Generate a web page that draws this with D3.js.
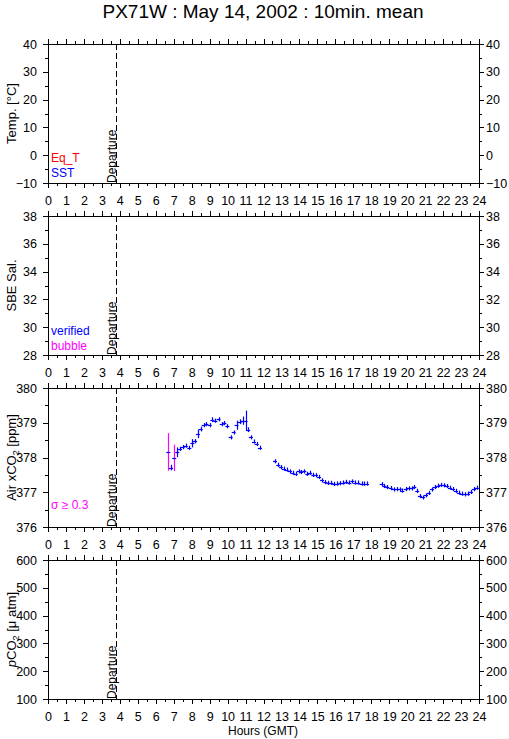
<!DOCTYPE html>
<html>
<head>
<meta charset="utf-8">
<title>PX71W : May 14, 2002 : 10min. mean</title>
<script src="https://d3js.org/d3.v7.min.js"></script>
<style>
  body { margin: 0; background: white; }
  svg text { font-family: "Liberation Sans", Arial, sans-serif; }
</style>
</head>
<body>
<svg id="chart"></svg>
<script>
var width = 509;
var height = 739;

// 10 minute means of air xCO2 (hours GMT, ppm, std dev)
var hours = [6.70, 6.85, 7.03, 7.20, 7.35, 7.50, 7.67, 7.87, 8.04, 8.19, 8.35, 8.50, 8.67, 8.82, 9.00, 9.15,
  9.32, 9.50, 9.67, 9.82, 9.99, 10.17, 10.34, 10.50, 10.67, 10.84, 11.00, 11.15, 11.30, 11.47, 11.62, 11.80,
  12.64, 12.82, 12.97, 13.14, 13.29, 13.47, 13.62, 13.79, 13.96, 14.10, 14.27, 14.44, 14.59, 14.77, 14.92,
  15.09, 15.26, 15.44, 15.61, 15.78, 15.94, 16.11, 16.28, 16.44, 16.61, 16.78, 16.95, 17.11, 17.28, 17.46,
  17.61, 17.76,
  18.58, 18.73, 18.89, 19.08, 19.25, 19.41, 19.58, 19.73, 19.92, 20.08, 20.25, 20.40, 20.56, 20.71, 20.88,
  21.05, 21.21, 21.38, 21.55, 21.72, 21.88, 22.05, 22.22, 22.38, 22.55, 22.72, 22.88, 23.05, 23.22, 23.39,
  23.55, 23.72, 23.88];
var xco2 = [378.16, 377.71, 377.99, 378.15, 378.25, 378.30, 378.34, 378.28, 378.41, 378.47, 378.68, 378.82,
  378.93, 378.96, 378.93, 379.09, 379.06, 379.10, 378.96, 378.99, 378.90, 378.58, 378.72, 378.93, 379.03,
  379.06, 379.06, 378.80, 378.58, 378.46, 378.39, 378.28,
  377.89, 377.79, 377.72, 377.68, 377.65, 377.60, 377.56, 377.53, 377.60, 377.58, 377.60, 377.53, 377.56,
  377.50, 377.49, 377.44, 377.34, 377.29, 377.27, 377.27, 377.24, 377.25, 377.26, 377.28, 377.30, 377.28,
  377.31, 377.28, 377.28, 377.25, 377.25, 377.25,
  377.23, 377.18, 377.15, 377.12, 377.08, 377.09, 377.08, 377.05, 377.09, 377.11, 377.11, 377.15, 377.04,
  376.89, 376.85, 376.91, 376.98, 377.08, 377.15, 377.19, 377.21, 377.20, 377.18, 377.13, 377.09, 377.04,
  376.99, 376.96, 376.94, 376.96, 377.01, 377.09, 377.13];
var xco2Sd = [0.54, 0.08, 0.38, 0.14, 0.06, 0.06, 0.06, 0.06, 0.12, 0.06, 0.12, 0.07, 0.06, 0.06, 0.06, 0.07,
  0.06, 0.06, 0.06, 0.06, 0.06, 0.06, 0.06, 0.13, 0.07, 0.12, 0.29, 0.07, 0.06, 0.06, 0.06, 0.06,
  0.06, 0.06, 0.06, 0.06, 0.06, 0.06, 0.06, 0.06, 0.06, 0.06, 0.06, 0.06, 0.06, 0.06, 0.06,
  0.06, 0.06, 0.06, 0.06, 0.06, 0.06, 0.06, 0.06, 0.06, 0.06, 0.06, 0.06, 0.06, 0.06, 0.06,
  0.06, 0.06,
  0.06, 0.06, 0.06, 0.06, 0.06, 0.06, 0.06, 0.06, 0.06, 0.06, 0.06, 0.06, 0.06, 0.06, 0.06,
  0.06, 0.06, 0.06, 0.06, 0.06, 0.06, 0.06, 0.06, 0.06, 0.06, 0.06, 0.06, 0.06, 0.06, 0.06,
  0.06, 0.06, 0.06];

var departureHour = 3.82;
var hourTicks = d3.range(0, 25, 1);
var halfHourTicks = d3.range(0.5, 24, 1);

// panel y ranges and ticks
var panelDomains = [[-10, 40], [28, 38], [376, 380], [100, 600]];
var panelMajor = [d3.range(-10, 41, 10), d3.range(28, 39, 2), d3.range(376, 381, 1), d3.range(100, 601, 100)];
var panelMinor = [d3.range(-5, 40, 10), d3.range(29, 38, 2), d3.range(376.5, 380, 1), d3.range(150, 600, 100)];
var panelTops = [44, 216, 388, 560];
var panelHeight = 139;

var left = 48, right = 479;

var svg = d3.select("#chart").attr("width", width).attr("height", height);

var x = d3.scaleLinear().domain([0, 24]).range([left, right]);

// title
svg.append("text")
  .attr("x", 263).attr("y", 18)
  .attr("text-anchor", "middle")
  .attr("font-size", 19)
  .text("PX71W : May 14, 2002 : 10min. mean");

var yScales = [];

panelTops.forEach(function(top, i) {
  var y = d3.scaleLinear().domain(panelDomains[i]).range([top + panelHeight, top]);
  yScales.push(y);
  var bottom = top + panelHeight;

  var g = svg.append("g");

  // x axes (bottom with labels, top without)
  g.append("g").attr("transform", "translate(0," + bottom + ")")
    .call(d3.axisBottom(x).tickValues(hourTicks).tickSize(5).tickPadding(8).tickFormat(d3.format("d")));
  g.append("g").attr("transform", "translate(0," + bottom + ")")
    .call(d3.axisBottom(x).tickValues(halfHourTicks).tickSize(3).tickFormat(""));
  g.append("g").attr("transform", "translate(0," + top + ")")
    .call(d3.axisTop(x).tickValues(hourTicks).tickSize(5).tickFormat(""));
  g.append("g").attr("transform", "translate(0," + top + ")")
    .call(d3.axisTop(x).tickValues(halfHourTicks).tickSize(3).tickFormat(""));

  // y axes on both sides
  g.append("g").attr("transform", "translate(" + left + ",0)")
    .call(d3.axisLeft(y).tickValues(panelMajor[i]).tickSize(5).tickPadding(6).tickFormat(d3.format("d")));
  g.append("g").attr("transform", "translate(" + left + ",0)")
    .call(d3.axisLeft(y).tickValues(panelMinor[i]).tickSize(3).tickFormat(""));
  g.append("g").attr("transform", "translate(" + right + ",0)")
    .call(d3.axisRight(y).tickValues(panelMajor[i]).tickSize(5).tickPadding(2).tickFormat(d3.format("d")));
  g.append("g").attr("transform", "translate(" + right + ",0)")
    .call(d3.axisRight(y).tickValues(panelMinor[i]).tickSize(3).tickFormat(""));

  g.selectAll(".domain").remove();
  g.selectAll(".tick text").attr("font-size", 12.5).attr("font-family", "Liberation Sans, Arial, sans-serif");
  g.selectAll(".tick line").attr("shape-rendering", "crispEdges");

  // frame
  g.append("rect")
    .attr("x", left).attr("y", top)
    .attr("width", right - left).attr("height", panelHeight)
    .attr("fill", "none").attr("stroke", "black").attr("shape-rendering", "crispEdges");

  // departure marker
  g.append("line")
    .attr("x1", x(departureHour)).attr("x2", x(departureHour))
    .attr("y1", top).attr("y2", bottom)
    .attr("stroke", "black").attr("stroke-dasharray", "6,3")
    .attr("shape-rendering", "crispEdges");
  g.append("text")
    .attr("transform", "translate(" + (x(departureHour) - 0.5) + "," + bottom + ") rotate(-90)")
    .attr("font-size", 12)
    .text("Departure");
});

// y axis titles
var yTitles = [
  { y: panelTops[0] + panelHeight / 2, parts: [["Temp. [°C]"]] },
  { y: panelTops[1] + panelHeight / 2, parts: [["SBE Sal."]] },
  { y: panelTops[2] + panelHeight / 2, parts: [["Air xCO"], ["2", "sub"], [" [ppm]"]] },
  { y: panelTops[3] + panelHeight / 2, parts: [["p", "it"], ["CO"], ["2", "sub"], [" [μ atm]"]] }
];
yTitles.forEach(function(t) {
  var txt = svg.append("text")
    .attr("transform", "translate(16," + t.y + ") rotate(-90)")
    .attr("text-anchor", "middle")
    .attr("font-size", 13);
  var afterSub = false;
  t.parts.forEach(function(p) {
    var s = txt.append("tspan").text(p[0]);
    if (p[1] === "sub") { s.attr("font-size", 9).attr("dy", 3); afterSub = true; return; }
    if (p[1] === "it") s.attr("font-style", "italic");
    if (afterSub) { s.attr("dy", -3); afterSub = false; }
  });
});

// legends
svg.append("text").attr("x", 51).attr("y", 162).attr("font-size", 12).attr("fill", "#ff0000").text("Eq_T");
svg.append("text").attr("x", 51).attr("y", 177).attr("font-size", 12).attr("fill", "#0000ff").text("SST");
svg.append("text").attr("x", 51).attr("y", 335).attr("font-size", 12).attr("fill", "#0000ff").text("verified");
svg.append("text").attr("x", 51).attr("y", 350).attr("font-size", 12).attr("fill", "#ff00ff").text("bubble");
svg.append("text").attr("x", 51).attr("y", 509).attr("font-size", 12).attr("fill", "#ff00ff").text("σ ≥ 0.3");

// x axis title
svg.append("text")
  .attr("x", 263).attr("y", 735)
  .attr("text-anchor", "middle")
  .attr("font-size", 12)
  .text("Hours (GMT)");

// xCO2 crosses: vertical bar = std dev, horizontal = 10 min mean
var yC = yScales[2];
var pts = hours.map(function(h, i) { return { h: h, v: xco2[i], sd: xco2Sd[i] }; });

var marks = svg.append("g");
marks.selectAll(".sd").data(pts).enter().append("line")
  .attr("x1", function(d) { return Math.round(x(d.h)) + 0.5; })
  .attr("x2", function(d) { return Math.round(x(d.h)) + 0.5; })
  .attr("y1", function(d) { return yC(d.v - d.sd); })
  .attr("y2", function(d) { return yC(d.v + d.sd); })
  .attr("stroke", function(d) { return d.sd >= 0.3 ? "#ff00ff" : "#0000ff"; })
  .attr("stroke-width", 1.2);
marks.selectAll(".mean").data(pts).enter().append("line")
  .attr("x1", function(d) { return x(d.h) - 2; })
  .attr("x2", function(d) { return x(d.h) + 2; })
  .attr("y1", function(d) { return Math.round(yC(d.v)) + 0.5; })
  .attr("y2", function(d) { return Math.round(yC(d.v)) + 0.5; })
  .attr("stroke", "#0000ff")
  .attr("stroke-width", 1.2);
</script>
</body>
</html>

◆ ◆ ◆ ◆ ◆

» Aim of the exercise
Write out again, exactly, the lines from the start of the listing up to the line containing "var height = 739;", with both ends and without pictures.

» The completed task
Generate a web page that draws this with D3.js.
<!DOCTYPE html>
<html>
<head>
<meta charset="utf-8">
<title>PX71W : May 14, 2002 : 10min. mean</title>
<script src="https://d3js.org/d3.v7.min.js"></script>
<style>
  body { margin: 0; background: white; }
  svg text { font-family: "Liberation Sans", Arial, sans-serif; }
</style>
</head>
<body>
<svg id="chart"></svg>
<script>
var width = 509;
var height = 739;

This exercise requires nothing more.